Wie unangenehm dies der Regierung selbst ist, zeigt das Verfahren: den Aufschub der Zulassungspflicht fügten die Koalitionsfraktionen dem sachfremden Dienstleistungskonjunkturstatistikgesetz an -über einen Änderungsantrag als neuen Artikel an. Sie will offensichtlich das niemand die Peinlichkeit bemerkt. Das spricht für sich.

So schnell geht das halt nicht mit der Zertifizierung der privaten Sicherheitsunternehmen (die im übrigen kaum aus Deutschland kommen dürften). Aber das macht ja nichts, weil weniger Piratenangriffe, oder?
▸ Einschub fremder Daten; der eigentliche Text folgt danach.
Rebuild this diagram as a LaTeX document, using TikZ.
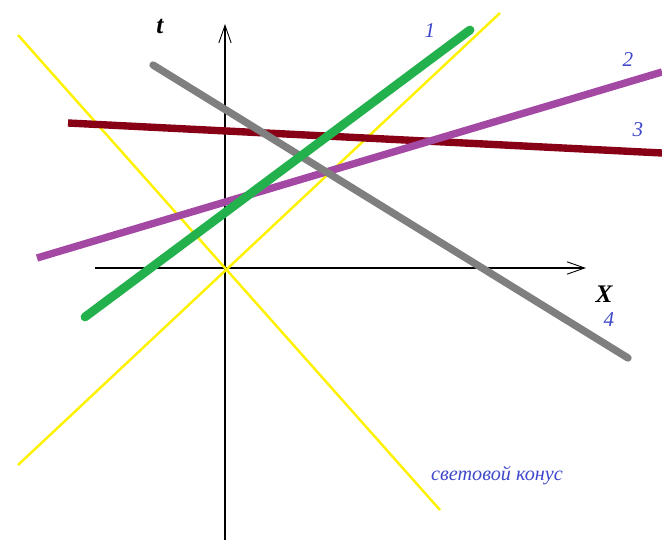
\documentclass[tikz,border=0pt]{standalone}
\usepackage{fontspec}
\setmainfont{Liberation Serif}
\usetikzlibrary{arrows.meta}
\definecolor{cono}{HTML}{FFF200}
\definecolor{verde}{HTML}{22B14C}
\definecolor{gris}{HTML}{7F7F7F}
\definecolor{lila}{HTML}{A349A4}
\definecolor{vino}{HTML}{880015}
\definecolor{rotulo}{HTML}{3F48CC}

\begin{document}
\begin{tikzpicture}[x=0.02cm, y=-0.02cm,
    eje/.style={line width=1.1pt, -{Straight Barb[length=10pt, width=7pt, line width=0.5pt]}},
    luz/.style={cono, line width=1.4pt},
    linea/.style={line width=4.2pt, line cap=round},
    numero/.style={text=rotulo, font=\large\itshape},
    nombre/.style={font=\Large\bfseries\itshape}]
  \useasboundingbox (0,0) rectangle (662,540);
  % ejes
  \coordinate (tb) at (225,540);
  \coordinate (tt) at (225,24);
  \coordinate (xl) at (95,268);
  \coordinate (xr) at (586,268);
  \draw[eje] (tb) -- (tt);
  \draw[eje] (xl) -- (xr);
  \node[nombre] (t) at (160,27) {t};
  \node[nombre] (X) at (604,294) {X};
  % cono de luz
  \coordinate (c1a) at (18,35);
  \coordinate (c1b) at (440,510);
  \coordinate (c2a) at (18,465);
  \coordinate (c2b) at (500,13);
  \draw[luz] (c1a) -- (c1b);
  \draw[luz] (c2a) -- (c2b);
  \node[text=rotulo, font=\fontsize{11.5}{14}\selectfont\itshape] (cono) at (497,475) {световой конус};
  % lineas de mundo
  \coordinate (v1) at (68,123);
  \coordinate (v2) at (662,153);
  \draw[linea, vino, line cap=butt] (v1) -- (v2);
  \coordinate (l1) at (37,258);
  \coordinate (l2) at (662,72);
  \draw[linea, lila, line cap=butt] (l1) -- (l2);
  \coordinate (g1) at (153,65);
  \coordinate (g2) at (628,358);
  \draw[linea, gris] (g1) -- (g2);
  \coordinate (e1) at (85,317);
  \coordinate (e2) at (470,30);
  \draw[linea, verde, line width=5pt] (e1) -- (e2);
  % numeros
  \node[numero] (n1) at (430,31) {1};
  \node[numero] (n2) at (628,60) {2};
  \node[numero] (n3) at (638,130) {3};
  \node[numero] (n4) at (609,320) {4};
\end{tikzpicture}
\end{document}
Nicht ganz: Was den Rückgang des Geschäfts der Seeräuber letztlich verursacht hat, kann zwar keiner sagen, aber die seit Jahren anhaltenden Patrouillen der Kriegsschiffe von EU, NATO, einer US-geführen Koalition und anderen Ländern wie Russland und China dürften ebenso dazu beigetragen haben wie die zunehmende Zahl der bewaffneten privaten Sicherheitsteams auf vielen Handelsschiffen.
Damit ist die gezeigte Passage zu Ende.